Babacan also said some economic measures aimed at rebels of the Kurdistan Workers' Party, or PKK, in northern Iraq have already been put in place, and Turkey is also considering stopping flights to the region.

(AP Photo/Vahid Salemi)
"They are carefully evaluated and aimed at the economic resources of the terrorist organization and those who give support to it, and some measures have already been put in place," said Babacan, seen at left.

"We are not going to announce them, but will implement them when needed," he said, elaborating only to say that flights to northern Iraq "might be" restricted as well.

"We have all kinds of options on the table against the PKK right now," Babacan said.

He said any economic measures put in place would be targeted specifically at the rebel fighters.

"We would not want to hurt either the Iraqi people or the people living in Turkey with these economic measures," Babacan said. "They are carefully evaluated and aimed at the economic resources of the terrorist organization and those who give support to it."

With tension over the border conflict rising, Babacan's message that any military maneuvers would not impact the greater Iraqi population may due little to assuage the fears of a people who see the last, tentatively tranquil region of their country under threat.

A Turkish incursion would also put the United States in the middle of a fight between key allies: NATO-member Turkey, the Baghdad government and the Iraqi Kurds of Iraq's semi-independent Kurdistan region.

In other developments:

  • The U.S. military announced the deaths of two American soldiers, killed by an explosion near their vehicle in Iraq's northern Ninevah province. Two other soldiers were wounded by the blast, which occurred Wednesday, the military said in a statement. At least 3,844 members of the U.S. military have died since the beginning of the Iraq war in March 2003, according to an Associated Press count. The figure includes seven military civilians.
  • U.S. helicopters opened fire after a ground patrol came under attack southeast of Baghdad on Wednesday, and Iraqi police said three officers were killed and one wounded in the strike. A local policeman, who declined to be identified because he wasn't authorized to release the information, claimed the officers were killed when an Iraqi patrol vehicle was hit in the airstrike. It was the latest in a series of claims that U.S. airstrikes have killed innocent Iraqis. The American military says it takes several measures to prevent civilian casualties while insisting that it will strike back when attacked.
  • Bombs killed at least 16 people in attacks across the Iraqi capital and its northern suburbs Thursday. A roadside bomb killed five people near a shelter used as a police recruiting center in northeast Baghdad, police said. Six other people were wounded, they said. Most of the victims were recruits lining up outside the shelter.
  • In Balad Ruz, an ethnically mixed city 45 miles northeast of the capital, another roadside bomb exploded near a convoy carrying the police chief of Balad Ruz, Col. Faris al-Amirie, police said. Six of al-Amirie's guards were killed and eight others were hurt, but the chief escaped injury, they said.
  • In Sadiyah, 60 miles north of Baghdad, police said a cluster of three attacks took place, killing five people and wounding 18 others.

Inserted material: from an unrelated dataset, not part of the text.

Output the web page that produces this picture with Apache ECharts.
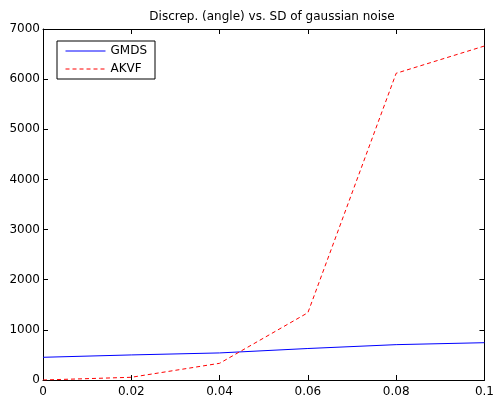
<!DOCTYPE html>
<html><head><meta charset="utf-8">
<script src="https://cdn.jsdelivr.net/npm/echarts@6/dist/echarts.min.js"></script>
<style>html,body{margin:0;padding:0;background:#fff}#c{width:497px;height:403px}</style>
</head><body><div id="c"></div>
<script>
var titleText = 'Discrep. (angle) vs. SD of gaussian noise';
var xValues = [0, 0.02, 0.04, 0.06, 0.08, 0.1];
var xTickLabels = ['0', '0.02', '0.04', '0.06', '0.08', '0.1'];
var gmds = [453, 500, 540, 628, 705, 744];
var akvf = [0, 54, 333, 1342, 6117, 6661];
var seriesNames = ['GMDS', 'AKVF'];

var font = 'DejaVu Sans, sans-serif';
function xl(v){ var i = Math.round(v/0.02); return xTickLabels[i] !== undefined ? xTickLabels[i] : ''; }
function yl(v){ return String(Math.round(v)); }
var axisCommon = {
  axisLine: {show: true, onZero: false, lineStyle: {color: '#000', width: 1}},
  axisTick: {show: true, inside: true, length: 5, lineStyle: {color: '#000'}},
  splitLine: {show: false}
};
var chart = echarts.init(document.getElementById('c'), null, {renderer: 'canvas'});
chart.setOption({
  animation: false,
  backgroundColor: '#fff',
  title: {text: titleText, left: 267, top: 6, textAlign: 'center',
    textStyle: {fontFamily: font, fontSize: 12, fontWeight: 'normal', color: '#000'}},
  grid: {left: 43, right: 8, top: 29, bottom: 23, containLabel: false},
  legend: {
    orient: 'vertical', left: 57, top: 41, data: seriesNames,
    backgroundColor: '#fff', borderColor: '#000', borderWidth: 1,
    padding: [4, 8, 4, 8], itemGap: 6, itemWidth: 40, itemHeight: 14,
    itemStyle: {opacity: 0},
    lineStyle: {width: 1},
    textStyle: {fontFamily: font, fontSize: 12, color: '#000'}
  },
  xAxis: [
    Object.assign({type: 'value', min: 0, max: 0.1, interval: 0.02, position: 'bottom',
      axisLabel: {fontFamily: font, fontSize: 12, color: '#000', margin: 6, formatter: xl}}, axisCommon),
    Object.assign({type: 'value', min: 0, max: 0.1, interval: 0.02, position: 'top',
      axisLabel: {show: false}}, axisCommon)
  ],
  yAxis: [
    Object.assign({type: 'value', min: 0, max: 7000, interval: 1000, position: 'left',
      axisLabel: {fontFamily: font, fontSize: 12, color: '#000', margin: 3, formatter: yl}}, axisCommon),
    Object.assign({type: 'value', min: 0, max: 7000, interval: 1000, position: 'right',
      axisLabel: {show: false}}, axisCommon)
  ],
  series: [
    {name: seriesNames[0], type: 'line', symbol: 'none', color: '#0000ff',
      lineStyle: {color: '#0000ff', width: 1, type: 'solid'},
      data: xValues.map(function(x, i){ return [x, gmds[i]]; })},
    {name: seriesNames[1], type: 'line', symbol: 'none', color: '#ff0000',
      lineStyle: {color: '#ff0000', width: 1, type: [4, 3]},
      data: xValues.map(function(x, i){ return [x, akvf[i]]; })}
  ]
});
</script></body></html>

    A lawmaker from the Kurdish bloc in Iraq's parliament, Bayazed Hassan Abdullah, said Thursday that he worried economic sanctions by Turkey would end up hurting businesses in Iraq's northern Kurdistan region with no links to the rebels.

    "It will not be good, and it'll be a loss for the Turkish government too," Abdullah told The Associated Press. "It will affect the Kurdish region because there are strong economic relations between Kurdistan and the Turkish government."

    Other Iraqis said they believe Turkey has a right to use economic measures to crack down on what they consider aggression by the PKK, which has bases in the rugged border region between Turkey and Iraq.

    "Turkey should impose severe sanctions," said Khamas al-Janabi, a doctor living in Baghdad.

    "Kurdish parties... should either prevent (Kurdish rebel attacks) or force the PKK elements to leave the northern part of the country, otherwise Turkey has the right to launch attacks on PKK bases," al Janabi said.

    So far, the Turkish military has limited its assaults against PKK fighters in Iraq to shelling and bombing just inside Iraq's side of the border zone.

    Monday's talks between Erdogan and Bush could be key in averting a Turkish military incursion deep inside northern Iraq.

    White House press secretary Dana Perino said Wednesday that Bush would use the meeting to emphasize that Washington expects the Iraqi government to act against the group, which is labeled a terrorist organization by both the European Union and the United States.

    Iraqi Foreign Minister Hoshyar Zebari, a Kurd, has said Iraq will try to stop PKK cross-border attacks. He also pledged that his government would set up more checkpoints set up along its northern border to halt shipments of fuel, food and other supplies to Kurdish insurgents.